In February, the Mexican peso climbed 0.9% against the U.S.
dollar, closing the month at a spot-market value of $0.0755 (13.25
pesos per dollar). However, the rise was not enough to offset
the currency's 2.3% decline in January, and it is still down some
9.6% from its most recent high back in May 2013. The peso
actually plunged sharply at the very beginning of February, but it
quickly bounced back. It then spent the rest of the month in
a trading range between approximately $0.0750 (13.33 pesos per
dollar) and $0.0755 (13.25 pesos per dollar).
Comment: Like many currencies,
the peso in January had been caught in the downdraft as global
investors piled out of the so-called emerging markets.

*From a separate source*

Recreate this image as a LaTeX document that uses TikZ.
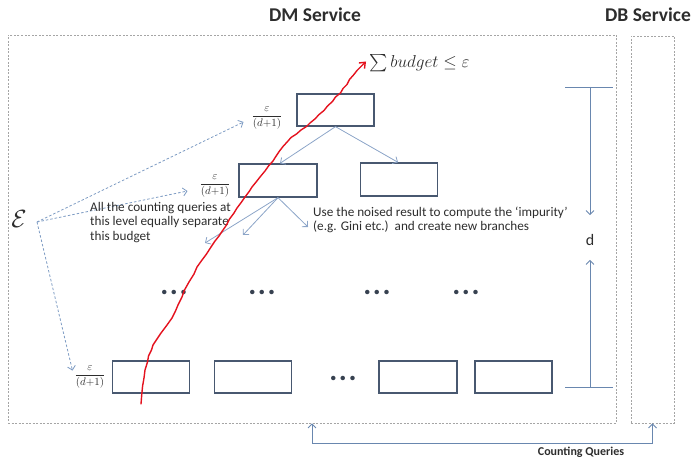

Investors at the time were worried that reduced asset purchases by
the U.S. Federal Reserve would cut liquidity in the world's
financial markets, and so they stampeded out of both weaker
countries, such as Turkey, and healthier countries, such as
Mexico. Fortunately, investors seemed to regain their wits in
February. However, the calm may be temporary. Russia's
military incursion into its former territory in the Crimea at the
end of last week could again sour the mood on the emerging
markets. At any rate, the bouts of emerging market selling
since last summer are a reminder of the risks when the Federal
Reserve not only reduces its asset purchases but eventually starts
raising interest rates.
Looking forward, the peso could well continue to be caught up in
the broader market sentiment and worries about the emerging
markets. The currency has been behaving remarkably well so
far this morning, in spite of the situation in the Crimea, but it
could easily reverse if the situation there deteriorates
further. Mexico's overall economic fundamentals should also
be supportive of the currency - especially its disciplined fiscal
policy, relatively low debt levels, and ongoing economic reforms -
but recent reports seem to confirm my fears that the country is
entering into a period of slow growth. Meanwhile, technical
indicators on the peso are inconclusive. The currency is
trading right at its 20-day and 50-day moving averages, and it has
been exhibiting virtually no trend over the last month or so.
Momentum indicators are neutral. On balance, I believe the
peso's near-term downside risks outweigh its near-term upside
potential. The currency's next notable support levels are at
approximately $0.0750 (13.33 pesos per dollar) and $0.0743 (13.46
pesos per dollar). Its next notable resistance level is at
approximately $0.0758 (13.19 pesos per dollar).